By leveraging the ABCD tech stack — AI, blockchain, cloud, and data — the three leading Chinese digital banks (WeBank, MYBank, and XWbank) now process over 10 million loan applications annually while having just 1,000 to 2,000 employees each. What’s more, their non-performing loan (NPL) ratio is 1% on average.
Customer data has become the central means of obtaining such low NPLs. WeBank relies on a mix of users’ payment records, calls, and social media messages to come up with an accurate score. MYBank uses e-commerce data for approving customers. XWBank leverages a mix of alternative credit data from other tech platforms.
If you plan to follow their lead, below is a quick list of data sources to consider for your product.
Alternative credit score data sources
- Data from energy services providers can help prove a person’s residence and their ability to pay utility bills on time.
- Rental payments also beef up customer profiles. A study by the NYC Comptroller showed that pairing Experian data with rental payment data helped 28% of New York City residents gain a credit score for the first time. In fact, they racked up 700 points on average.
- Asset ownership and employment history are strong proxies for creditworthiness.
- POS and transaction data can provide more context about a user’s spending behavior and money management practices. Uulala, a FinTech player from Latin America, is experimenting with this approach.
- Self-reported bank data. UltraFICO (in the late pilot phase) will let consumers submit personal checking and savings information to raise their credit scores.
- Data from FinTechs. P2P lending websites, investment and wealth management apps, and even personal finance management tools contain a host of accurate customer information. With Open Banking and a growing API ecosystem, gaining access to such data is simply a matter of technical expertise.
- Telecom and mobile data so far have emerged as the strongest contenders. The modern phone hosts plenty of data points about its owner. And the savviest financial companies are already using those insights to build new lending products.
How to use mobile data for credit scoring
Source: KT – Credit scoring solution based on telecom data
1. Collect basic customer information
To be effective, every credit model needs some initial data points. In the case of data on a mobile device, these are:
- Customer’s full name
- Date of birth
- Address associated with the phone number (if any)

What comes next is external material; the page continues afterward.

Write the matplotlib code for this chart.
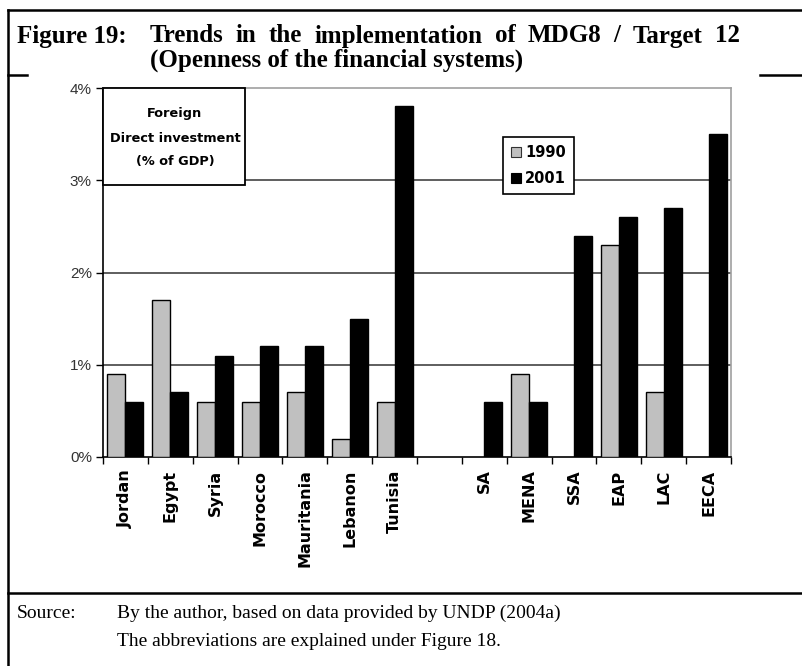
import matplotlib
matplotlib.use("Agg")
import matplotlib.pyplot as plt
from matplotlib.lines import Line2D
from matplotlib.patches import Rectangle, Patch

# ---------------- data ----------------
countries = ["Jordan", "Egypt", "Syria", "Morocco", "Mauritania", "Lebanon", "Tunisia"]
regions = ["SA", "MENA", "SSA", "EAP", "LAC", "EECA"]
fdi_1990_countries = [0.9, 1.7, 0.6, 0.6, 0.7, 0.2, 0.6]
fdi_2001_countries = [0.6, 0.7, 1.1, 1.2, 1.2, 1.5, 3.8]
fdi_1990_regions = [0.0, 0.9, 0.0, 2.3, 0.7, 0.0]
fdi_2001_regions = [0.6, 0.6, 2.4, 2.6, 2.7, 3.5]
series_names = ["1990", "2001"]
y_ticks = [0, 1, 2, 3, 4]
y_tick_labels = ["0%", "1%", "2%", "3%", "4%"]

W, H = 802, 666
fig = plt.figure(figsize=(W / 100, H / 100), dpi=100)
fig.patch.set_facecolor("white")

def fx(px):
    return px / W

def fy(py):
    return 1 - py / H

# axes placement
ax_l, ax_r, ax_t, ax_b = 103, 731, 88, 457
ax = fig.add_axes([fx(ax_l), fy(ax_b), fx(ax_r - ax_l), (ax_b - ax_t) / H])

labels = countries + [""] + regions
v1990 = fdi_1990_countries + [None] + fdi_1990_regions
v2001 = fdi_2001_countries + [None] + fdi_2001_regions
n = len(labels)
bw = 0.4
gray = "#c0c0c0"
for i, (a, b) in enumerate(zip(v1990, v2001)):
    c = i + 0.5
    if a:
        ax.bar(c - bw / 2, a, width=bw, color=gray, edgecolor="black", linewidth=1.0, zorder=3)
    if b:
        ax.bar(c + bw / 2, b, width=bw, color="black", edgecolor="black", linewidth=1.0, zorder=3)

ax.set_xlim(0, n)
ax.set_ylim(0, 4)

# grid lines
for yv in [1, 2, 3]:
    ax.axhline(yv, color="#333333", linewidth=1.1, zorder=1)

# spines
for s in ["top", "right"]:
    ax.spines[s].set_color("#a0a0a0")
    ax.spines[s].set_linewidth(1.2)
for s in ["left", "bottom"]:
    ax.spines[s].set_color("black")
    ax.spines[s].set_linewidth(1.2)

ax.set_yticks(y_ticks)
ax.set_yticklabels(y_tick_labels, fontsize=11, color="#333333", family="Liberation Sans")
ax.tick_params(axis="y", direction="out", length=5, width=1.0, pad=3)

ax.set_xticks(range(n + 1))
ax.set_xticklabels([""] * (n + 1))
ax.tick_params(axis="x", which="major", direction="out", length=5, width=1.0)
ax.set_xticks([i + 0.5 for i in range(n)], minor=True)
ax.set_xticklabels(labels, minor=True, rotation=90, fontsize=11.5, fontweight="bold",
                   family="DejaVu Sans", va="top", ha="center")
ax.tick_params(axis="x", which="minor", length=0, pad=9)

# text box "Foreign Direct investment (% of GDP)"
box_r, box_b = 245, 185
bx = Rectangle((0, (ax_b - box_b) / (ax_b - ax_t)), (box_r - ax_l) / (ax_r - ax_l),
               (box_b - ax_t) / (ax_b - ax_t), transform=ax.transAxes,
               facecolor="white", edgecolor="black", linewidth=1.3, zorder=5, clip_on=False)
ax.add_patch(bx)
cx = fx((ax_l + box_r) / 2 + 1)
for txt, py in [("Foreign", 113), ("Direct investment", 138), ("(% of GDP)", 162)]:
    fig.text(cx, fy(py), txt, ha="center", va="center", fontsize=9.3, fontweight="bold",
             family="DejaVu Sans", zorder=6)

# legend
handles = [Patch(facecolor=gray, edgecolor="#333333", linewidth=0.8),
           Patch(facecolor="black", edgecolor="black", linewidth=0.8)]
leg = fig.legend(handles, series_names, loc="upper left",
                 bbox_to_anchor=(fx(503), fy(137)), borderaxespad=0, frameon=True,
                 fancybox=False, edgecolor="black", framealpha=1, handlelength=0.7,
                 handleheight=0.7, handletextpad=0.25, borderpad=0.55, labelspacing=0.75,
                 prop={"family": "DejaVu Sans", "weight": "bold", "size": 10.5})
leg.get_frame().set_linewidth(1.2)

# frame lines
lw = 1.8
fig.add_artist(Line2D([fx(8), fx(8)], [fy(10), fy(666)], color="black", linewidth=lw))
fig.add_artist(Line2D([fx(8), fx(802)], [fy(10), fy(10)], color="black", linewidth=lw))
fig.add_artist(Line2D([fx(8), fx(27)], [fy(75), fy(75)], color="black", linewidth=lw))
fig.add_artist(Line2D([fx(760), fx(802)], [fy(75), fy(75)], color="black", linewidth=lw))
fig.add_artist(Line2D([fx(8), fx(802)], [fy(593), fy(593)], color="black", linewidth=lw))

# title
tprops = dict(fontsize=18, fontweight="bold", family="Liberation Serif", va="center", ha="left")
fig.text(fx(17), fy(36), "Figure 19:", **tprops)
fig.text(fx(150), fy(60), "(Openness of the financial systems)", **tprops)

# first title line, slightly spread between x=150 and x=740 px
title_words = "Trends in the implementation of MDG8 / Target 12".split()
renderer = fig.canvas.get_renderer()
word_artists = [fig.text(0, fy(36), w, **tprops) for w in title_words]
widths = [t.get_window_extent(renderer=renderer).width for t in word_artists]
x0, x1 = 150, 740
gap = (x1 - x0 - sum(widths)) / (len(title_words) - 1)
xpos = x0
for t, wdt in zip(word_artists, widths):
    t.set_x(fx(xpos))
    xpos += wdt + gap

# source
sprops = dict(fontsize=14, family="Liberation Serif", va="center", ha="left")
fig.text(fx(17), fy(613), "Source:", **sprops)
fig.text(fx(117), fy(613), "By the author, based on data provided by UNDP (2004a)", **sprops)
fig.text(fx(117), fy(642), "The abbreviations are explained under Figure 18.", **sprops)

fig.savefig("out.png", dpi=100, facecolor="white")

- Historical data on phone payments/top-ups and other bill payments
- General call patterns and frequent callers
Tala, a microlending company servicing customers in Kenya, Mexico, the Philippines, and India, asks every user to provide basic data first. Doing so allows them to conduct a preliminary KYC check for unbanked customers and weed out fraudsters.
Later, the Tala app uses additional data points to estimate an applicant’s capacity and likelihood to repay:
- Android device data — geolocation data, frequently used apps and services
- Behavioral data — VOC patterns, overseas roaming, call and top-up patterns, etc.
Ultimately, their scoring model relies on 250 data points that establish a correlation between certain behaviors and good/bad credit performance.
2. Capture mobile payment data
Where traditional bank penetration rates are weak, mobile payments reign supreme. These are your second most important data source.
With a user’s permission, collect the following information from mobile wallets:
- Spending and transaction data
- Information on P2P transfers, top-ups, and cash pick-ups
- Information on loyalty points and cards
Mobile money services (e.g. M-Pesa) are another rich source of financial data. In developing countries, such players have effectively replaced traditional banks. This means people often choose mobile money companies to receive their salary, pay bills, and settle other financial affairs. You may want to look into ways of accessing data from these services.
3. Request additional data from users
To enhance your credit scoring algorithm, allow users to self-report additional data. You can create personalized questionnaires or forms to collect those missing pieces of the puzzle.
Consumers are increasingly on board with this. According to Experian, 58% of US consumers say the ability to contribute their payment history to their credit file makes them feel more empowered.
In mature markets, potential lenders are most willing to share:
- utility payment history
- paycheck stubs/income information
- checking/savings transactions
In developing countries, you should look into data on:
- remittances (domestic and foreign)
- freelance/self-employment income
- any past evidence of lending/credit history with non-traditional service providers
4. Develop a proprietary scoring algorithm powered by machine learning
Machine learning (ML) is the best technological solution for risk scoring models. A recent report by the Bank for International Settlements on analysis of a leading Chinese FinTech company’s loan transaction data concluded that:
- the tested ML-based credit scoring model performed better than traditional credit scoring models (that use both traditional and alternative data) in predicting borrowers’ losses and defaults
- alternative data boosts the predictive power of credit scoring models
- ML-based models can better predict losses and defaults following a negative shock to the aggregate credit supply
- over time, ML-based models improve their performance as new data becomes available
The key challenge of building such predictive credit scoring models is the sheer volume of mobile data. To effectively operationalize all those insights, you’ll need to establish a strong data governance process and a supporting data management platform.
A data management platform is a cloud storage service for all aggregated and self-reported customer data that is fed to algorithms for customized scoring. To be efficient, your data management platform should:
- provide real-time and periodic synchronization of incoming data from multiple
- have a resilient and optimized architecture to support fast processing of high volumes of raw data
The next step is building a credit scoring algorithm. Its main goal is to assign a custom weight to each data point and calculate the total score for every consumer.
The best machine learning methods to use for this task are:
- binary logistics regression
- univariate analysis
- tree-based algorithms (e.g. Random Forest)
- support vector machines (SVM)
- scorecard creation
Lastly, don’t forget to frequently validate your model by comparing actual loan repayment data with the initial scores assigned when customers applied.
Extending value beyond lending
Lending can become the first step toward long-term relationships with previously ignored and underserviced consumers. You can (and should!) provide additional value by:
- teaching consumers to make better financial decisions with a personal finance management tool. Help new users climb out of debt and get better with their day-to-day spending.
- pitching non-credit products that can help consumers improve their financial standing and transition from taking money from the bank to actively depositing it. Consider different savings accounts, insurance, micro-investing schemes, and other automated wealth management offers that appeal to lower-income account holders.
Invest in improving your users’ financial literacy and creditworthiness to benefit from high loyalty and higher profitability.